(Description of the task) For the copy, please give all of the data again exactly and leave the pictures out.

________________________

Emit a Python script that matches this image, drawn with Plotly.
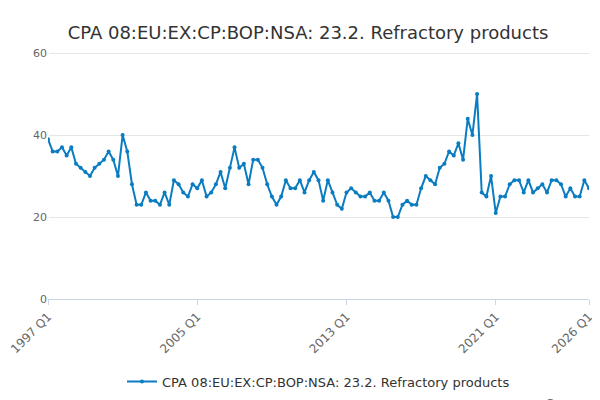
import plotly.graph_objects as go

# quarterly values 1997 Q1 .. 2026 Q1
values = [
    39, 36, 36, 37, 35, 37, 33, 32, 31, 30, 32, 33, 34, 36, 34, 30,
    40, 36, 28, 23, 23, 26, 24, 24, 23, 26, 23, 29, 28, 26, 25, 28,
    27, 29, 25, 26, 28, 31, 27, 32, 37, 32, 33, 28, 34, 34, 32, 28,
    25, 23, 25, 29, 27, 27, 29, 26, 29, 31, 29, 24, 29, 26, 23, 22,
    26, 27, 26, 25, 25, 26, 24, 24, 26, 24, 20, 20, 23, 24, 23, 23,
    27, 30, 29, 28, 32, 33, 36, 35, 38, 34, 44, 40, 50, 26, 25, 30,
    21, 25, 25, 28, 29, 29, 26, 29, 26, 27, 28, 26, 29, 29, 28, 25,
    27, 25, 25, 29, 27,
]
quarters = [f"{1997 + i // 4} Q{i % 4 + 1}" for i in range(len(values))]
tick_labels = ["1997 Q1", "2005 Q1", "2013 Q1", "2021 Q1", "2026 Q1"]

fig = go.Figure()
fig.add_trace(go.Scatter(
    x=list(range(len(values))), y=values, mode="lines+markers",
    name="CPA 08:EU:EX:CP:BOP:NSA: 23.2. Refractory products",
    line=dict(color="#0a7cc1", width=2), marker=dict(size=4),
    text=quarters,
))
fig.update_layout(
    width=600, height=400,
    title=dict(text="CPA 08:EU:EX:CP:BOP:NSA: 23.2. Refractory products",
               x=0.5, y=0.955, font=dict(size=18, color="#333")),
    font=dict(family="DejaVu Sans", color="#666"),
    plot_bgcolor="white", paper_bgcolor="white",
    margin=dict(l=40, r=19, t=41, b=103),
    showlegend=True,
    legend=dict(orientation="h", x=0.5, xanchor="center", y=-0.27,
                font=dict(size=13, color="#333")),
    xaxis=dict(tickvals=[quarters.index(t) for t in tick_labels], ticktext=tick_labels,
               tickangle=-45, range=[0, len(values) - 1], showgrid=False, automargin=False,
               showline=True, linecolor="#ccd6eb", ticks="outside", tickcolor="#ccd6eb",
               tickfont=dict(size=12)),
    yaxis=dict(range=[0, 61], tickvals=[0, 20, 40, 60], gridcolor="#e6e6e6", automargin=False,
               zeroline=False, tickfont=dict(size=11)),
)
fig.add_annotation(text="Source:", xref="paper", yref="paper", x=1.015, y=-0.38,
                   xanchor="right", yanchor="top", showarrow=False,
                   font=dict(size=13, color="#666"))
fig.write_html("out.html")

________________________

(The reply)
Emit a Python script that matches this image, drawn with Plotly.
import plotly.graph_objects as go

# quarterly values 1997 Q1 .. 2026 Q1
values = [
    39, 36, 36, 37, 35, 37, 33, 32, 31, 30, 32, 33, 34, 36, 34, 30,
    40, 36, 28, 23, 23, 26, 24, 24, 23, 26, 23, 29, 28, 26, 25, 28,
    27, 29, 25, 26, 28, 31, 27, 32, 37, 32, 33, 28, 34, 34, 32, 28,
    25, 23, 25, 29, 27, 27, 29, 26, 29, 31, 29, 24, 29, 26, 23, 22,
    26, 27, 26, 25, 25, 26, 24, 24, 26, 24, 20, 20, 23, 24, 23, 23,
    27, 30, 29, 28, 32, 33, 36, 35, 38, 34, 44, 40, 50, 26, 25, 30,
    21, 25, 25, 28, 29, 29, 26, 29, 26, 27, 28, 26, 29, 29, 28, 25,
    27, 25, 25, 29, 27,
]
quarters = [f"{1997 + i // 4} Q{i % 4 + 1}" for i in range(len(values))]
tick_labels = ["1997 Q1", "2005 Q1", "2013 Q1", "2021 Q1", "2026 Q1"]

fig = go.Figure()
fig.add_trace(go.Scatter(
    x=list(range(len(values))), y=values, mode="lines+markers",
    name="CPA 08:EU:EX:CP:BOP:NSA: 23.2. Refractory products",
    line=dict(color="#0a7cc1", width=2), marker=dict(size=4),
    text=quarters,
))
fig.update_layout(
    width=600, height=400,
    title=dict(text="CPA 08:EU:EX:CP:BOP:NSA: 23.2. Refractory products",
               x=0.5, y=0.955, font=dict(size=18, color="#333")),
    font=dict(family="DejaVu Sans", color="#666"),
    plot_bgcolor="white", paper_bgcolor="white",
    margin=dict(l=40, r=19, t=41, b=103),
    showlegend=True,
    legend=dict(orientation="h", x=0.5, xanchor="center", y=-0.27,
                font=dict(size=13, color="#333")),
    xaxis=dict(tickvals=[quarters.index(t) for t in tick_labels], ticktext=tick_labels,
               tickangle=-45, range=[0, len(values) - 1], showgrid=False, automargin=False,
               showline=True, linecolor="#ccd6eb", ticks="outside", tickcolor="#ccd6eb",
               tickfont=dict(size=12)),
    yaxis=dict(range=[0, 61], tickvals=[0, 20, 40, 60], gridcolor="#e6e6e6", automargin=False,
               zeroline=False, tickfont=dict(size=11)),
)
fig.add_annotation(text="Source:", xref="paper", yref="paper", x=1.015, y=-0.38,
                   xanchor="right", yanchor="top", showarrow=False,
                   font=dict(size=13, color="#666"))
fig.write_html("out.html")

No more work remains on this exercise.